Ucore Rare Metals Inc. (TSX: V.UCU, Stock Forum) received a boost Tuesday when the Alaska legislature approved legislation that should provide US$145 million in bond funding for the company’s Bokan-Dotson Ridge rare element project.
Senate Bill 99 authorizes the Alaska Industrial Development and Export Authority to issue bonds to fund the infrastructure and construction costs of the Bokan-Dodson Ridge.
“We are very pleased with the outstanding support that the Bokan Project has received from the Alaska State Legislature,’’ said Jim McKenzie, President and CEO of Ucore.
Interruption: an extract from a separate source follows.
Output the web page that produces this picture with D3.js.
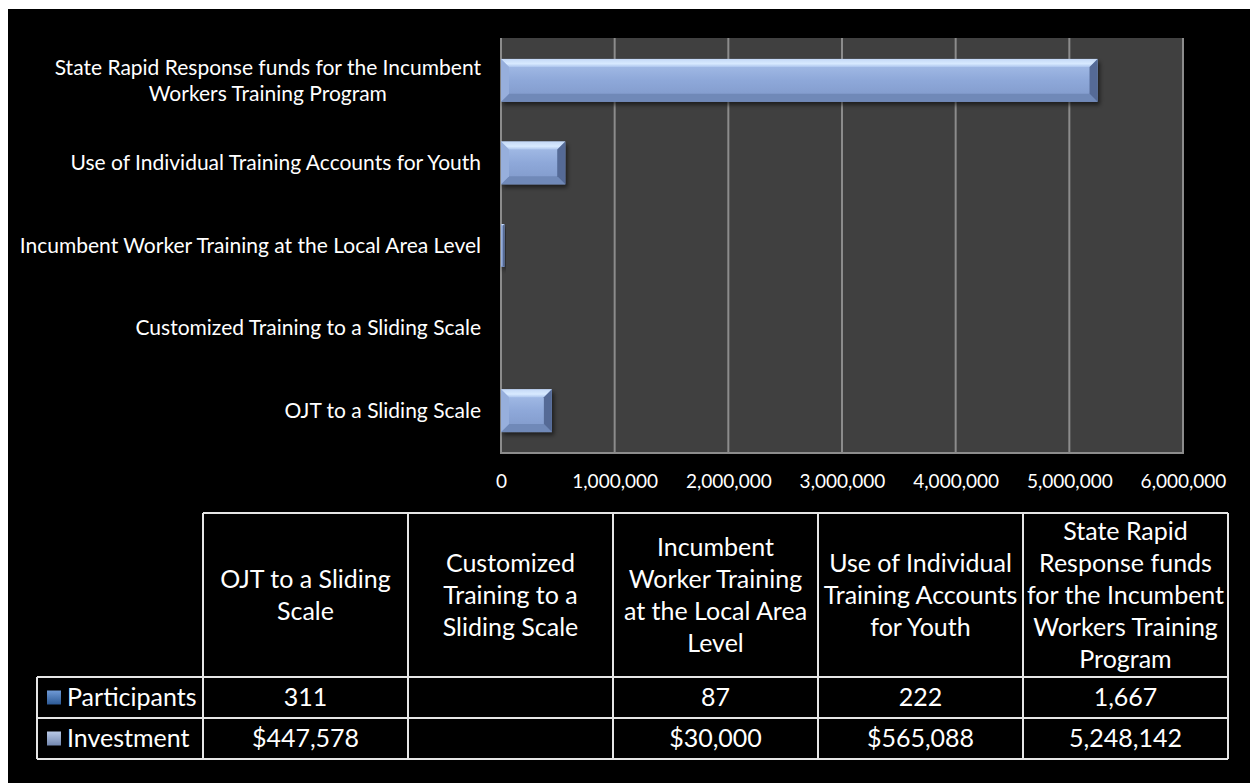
<!DOCTYPE html>
<html>
<head>
<meta charset="utf-8">
<script src="https://cdn.jsdelivr.net/npm/d3@7"></script>
<style>
  html, body { margin: 0; padding: 0; background: #fff; }
  svg { display: block; font-family: Lato, "Open Sans", sans-serif; }
</style>
</head>
<body>
<svg></svg>
<script>
// data, in the order of the table (left to right)
const categories = [
  "OJT to a Sliding Scale",
  "Customized Training to a Sliding Scale",
  "Incumbent Worker Training at the Local Area Level",
  "Use of Individual Training Accounts for Youth",
  "State Rapid Response funds for the Incumbent Workers Training Program"
];
const participants = [311, null, 87, 222, 1667];
const investment = [447578, null, 30000, 565088, 5248142];
const participantsText = ["311", "", "87", "222", "1,667"];
const investmentText = ["$447,578", "", "$30,000", "$565,088", "5,248,142"];
const xTicks = [0, 1000000, 2000000, 3000000, 4000000, 5000000, 6000000];

// how the long names wrap
const axisLines = [
  ["OJT to a Sliding Scale"],
  ["Customized Training to a Sliding Scale"],
  ["Incumbent Worker Training at the Local Area Level"],
  ["Use of Individual Training Accounts for Youth"],
  ["State Rapid Response funds for the Incumbent", "Workers Training Program"]
];
const headerLines = [
  ["OJT to a Sliding", "Scale"],
  ["Customized", "Training to a", "Sliding Scale"],
  ["Incumbent", "Worker Training", "at the Local Area", "Level"],
  ["Use of Individual", "Training Accounts", "for Youth"],
  ["State Rapid", "Response funds", "for the Incumbent", "Workers Training", "Program"]
];
const seriesNames = ["Participants", "Investment"];

const width = 1250, height = 783;
const svg = d3.select("svg").attr("width", width).attr("height", height);

svg.append("rect").attr("width", width).attr("height", height).attr("fill", "#fff");
svg.append("rect").attr("x", 8).attr("y", 9).attr("width", width - 8).attr("height", height - 9).attr("fill", "#000");

const defs = svg.append("defs");
const face = defs.append("linearGradient").attr("id", "face").attr("x1", 0).attr("y1", 0).attr("x2", 0).attr("y2", 1);
face.append("stop").attr("offset", "0%").attr("stop-color", "#a9c1ea");
face.append("stop").attr("offset", "50%").attr("stop-color", "#8ea8d9");
face.append("stop").attr("offset", "100%").attr("stop-color", "#7f98c9");
const topBevel = defs.append("linearGradient").attr("id", "topBevel").attr("x1", 0).attr("y1", 0).attr("x2", 0).attr("y2", 1);
topBevel.append("stop").attr("offset", "0%").attr("stop-color", "#c4d8f6");
topBevel.append("stop").attr("offset", "60%").attr("stop-color", "#d8eaff");
topBevel.append("stop").attr("offset", "100%").attr("stop-color", "#aec6ee");
const shadow = defs.append("filter").attr("id", "shadow").attr("x", "-10%").attr("y", "-20%").attr("width", "130%").attr("height", "160%");
shadow.append("feDropShadow").attr("dx", 2).attr("dy", 3).attr("stdDeviation", 2)
  .attr("flood-color", "#000").attr("flood-opacity", 0.55);

const keyDark = defs.append("linearGradient").attr("id", "keyDark").attr("x1", 0).attr("y1", 0).attr("x2", 0).attr("y2", 1);
keyDark.append("stop").attr("offset", "0%").attr("stop-color", "#6f9ad6");
keyDark.append("stop").attr("offset", "100%").attr("stop-color", "#2d5a96");
const keyLight = defs.append("linearGradient").attr("id", "keyLight").attr("x1", 0).attr("y1", 0).attr("x2", 0).attr("y2", 1);
keyLight.append("stop").attr("offset", "0%").attr("stop-color", "#b9c9e6");
keyLight.append("stop").attr("offset", "100%").attr("stop-color", "#7388b0");

// plot area
const plot = { left: 501, right: 1183, top: 38, bottom: 453 };

const x = d3.scaleLinear().domain([0, 6000000]).range([plot.left, plot.right]);
const y = d3.scaleBand()
  .domain(categories.slice().reverse())
  .range([plot.top, plot.bottom])
  .paddingInner(0.482)
  .paddingOuter(0.253);

svg.append("rect")
  .attr("x", plot.left).attr("y", plot.top)
  .attr("width", plot.right - plot.left).attr("height", plot.bottom - plot.top)
  .attr("fill", "#404040");

svg.append("g").selectAll("line")
  .data(xTicks)
  .enter().append("line")
  .attr("x1", d => x(d)).attr("x2", d => x(d))
  .attr("y1", plot.top).attr("y2", plot.bottom)
  .attr("stroke", "#8c8c8c").attr("stroke-width", 2);

svg.append("line")
  .attr("x1", plot.left - 1).attr("x2", plot.right + 1)
  .attr("y1", plot.bottom).attr("y2", plot.bottom)
  .attr("stroke", "#8c8c8c").attr("stroke-width", 2);

// bars with a bevelled look
function bevelBar(g, x0, x1, y0, y1, dark) {
  const w = x1 - x0;
  if (w <= 0) return;
  const b = Math.min(8, w / 2);
  const grp = g.append("g").attr("filter", "url(#shadow)");
  grp.append("rect").attr("x", x0).attr("y", y0).attr("width", w).attr("height", y1 - y0)
    .attr("fill", dark ? "#4f81bd" : "url(#face)");
  if (dark) return;
  grp.append("polygon").attr("points", [[x0, y0], [x1, y0], [x1 - b, y0 + b], [x0 + b, y0 + b]].join(" "))
    .attr("fill", "url(#topBevel)");
  grp.append("polygon").attr("points", [[x0, y1], [x1, y1], [x1 - b, y1 - b], [x0 + b, y1 - b]].join(" "))
    .attr("fill", "#7089b8");
  grp.append("polygon").attr("points", [[x0, y0], [x0 + b, y0 + b], [x0 + b, y1 - b], [x0, y1]].join(" "))
    .attr("fill", "#97afdc");
  grp.append("polygon").attr("points", [[x1, y0], [x1 - b, y0 + b], [x1 - b, y1 - b], [x1, y1]].join(" "))
    .attr("fill", "#546a96");
}

const bars = svg.append("g");
categories.forEach((c, i) => {
  const y0 = y(c), y1 = y(c) + y.bandwidth();
  if (participants[i]) bevelBar(bars, x(0), x(participants[i]), y0, y1, true);
  if (investment[i]) bevelBar(bars, x(0), x(investment[i]), y0, y1, false);
});

// value axis
const xAxis = svg.append("g")
  .attr("transform", `translate(0,${plot.bottom})`)
  .call(d3.axisBottom(x).tickValues(xTicks).tickFormat(d3.format(",")).tickSize(0).tickPadding(22));
xAxis.select(".domain").remove();
xAxis.selectAll("text").attr("fill", "#fff").style("font-size", "19px").style("font-family", "Lato, sans-serif");

// category labels
const catLabels = svg.append("g").style("font-size", "21px").attr("fill", "#fff");
categories.forEach((c, i) => {
  const lines = axisLines[i];
  const cy = y(c) + y.bandwidth() / 2;
  const lh = 26;
  const t = catLabels.append("text").attr("text-anchor", "end");
  const first = t.append("tspan").attr("x", 481).attr("y", cy - (lines.length - 1) * lh / 2).attr("dy", "0.35em").text(lines[0]);
  if (lines.length > 1) {
    const w = first.node().getComputedTextLength();
    lines.slice(1).forEach((l, k) => {
      catLabels.append("text").attr("text-anchor", "middle")
        .attr("x", 481 - w / 2).attr("y", cy - (lines.length - 1) * lh / 2 + (k + 1) * lh)
        .attr("dy", "0.35em").text(l);
    });
  }
});

// data table
const col = d3.scaleBand().domain(categories).range([203, 1228]);
const tableLeft = 37;
const rows = { top: 513, header: 677, mid: 718, bottom: 759 };
const table = svg.append("g").attr("fill", "#fff").style("font-size", "25px");
const lineColor = "#e6e6e6";

// grid of the table
table.append("line").attr("x1", 203).attr("x2", 1228).attr("y1", rows.top).attr("y2", rows.top);
[rows.header, rows.mid, rows.bottom].forEach(yy => {
  table.append("line").attr("x1", tableLeft).attr("x2", 1228).attr("y1", yy).attr("y2", yy);
});
table.append("line").attr("x1", tableLeft).attr("x2", tableLeft).attr("y1", rows.header).attr("y2", rows.bottom);
categories.concat([null]).forEach((c, i) => {
  const xx = c ? col(c) : 1228;
  table.append("line").attr("x1", xx).attr("x2", xx).attr("y1", rows.top).attr("y2", rows.bottom);
});
table.selectAll("line").attr("stroke", lineColor).attr("stroke-width", 2);

// header text
categories.forEach((c, i) => {
  const lines = headerLines[i];
  const cx = col(c) + col.bandwidth() / 2;
  const cy = (rows.top + rows.header) / 2;
  const lh = 32;
  const t = table.append("text").attr("text-anchor", "middle");
  lines.forEach((l, k) => {
    t.append("tspan").attr("x", cx).attr("y", cy + (k - (lines.length - 1) / 2) * lh).attr("dy", "0.35em").text(l);
  });
});

// series rows
const rowText = [participantsText, investmentText];
const rowY = [(rows.header + rows.mid) / 2, (rows.mid + rows.bottom) / 2];
seriesNames.forEach((s, r) => {
  table.append("rect").attr("x", 47).attr("y", rowY[r] - 7).attr("width", 14).attr("height", 14)
    .attr("fill", r === 0 ? "url(#keyDark)" : "url(#keyLight)");
  table.append("text").attr("x", 67).attr("y", rowY[r]).attr("dy", "0.35em").text(s);
  categories.forEach((c, i) => {
    table.append("text").attr("text-anchor", "middle")
      .attr("x", col(c) + col.bandwidth() / 2).attr("y", rowY[r]).attr("dy", "0.35em")
      .text(rowText[r][i]);
  });
});
</script>
</body>
</html>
He said the bond financing will be subject to AIDEA’s internal due diligence and board approval, to be completed after the release of a feasibility study for the Bokan-Dotson Ridge project.
It (the feasibility study) will build on a preliminary economic assessment released by Ucore in 2013.
The project is located 60 kilometres southwest of Ketchikan, Alaska and 140 kilometres northwest of the British Columbia port of Prince Rupert.
The 2013 PEA says the Bokan project will be a 1,500 tonnes-per-day mining operation, producing saleable rare earth oxide concentrates.
Rare earths include rare earth elements and specialty metals produced primarily for technology applications, including magnets, hybrid vehicles, wind turbines and night vision goggles.
China, which supplies 97% of the world’s rare earths, is expected to gradually reduce rare earth exports in order to protect its own supplies, prompting a search for rare earths in other regions of the world, including North America.
The Bokan PEA study forsees a project capital cost of US$221 million, and an 11-year life span.
However, the company has said that the inferred resource of 5.2 million tonnes, are not mineral reserves and do not have demonstrated economic viability.
Ucore shares rose 3% to 34 cents on Tuesday, leaving the company with a market cap of $67 million, based on 197.4 million shares outstanding. The 52-week range is 50 cents and 17.5 cents.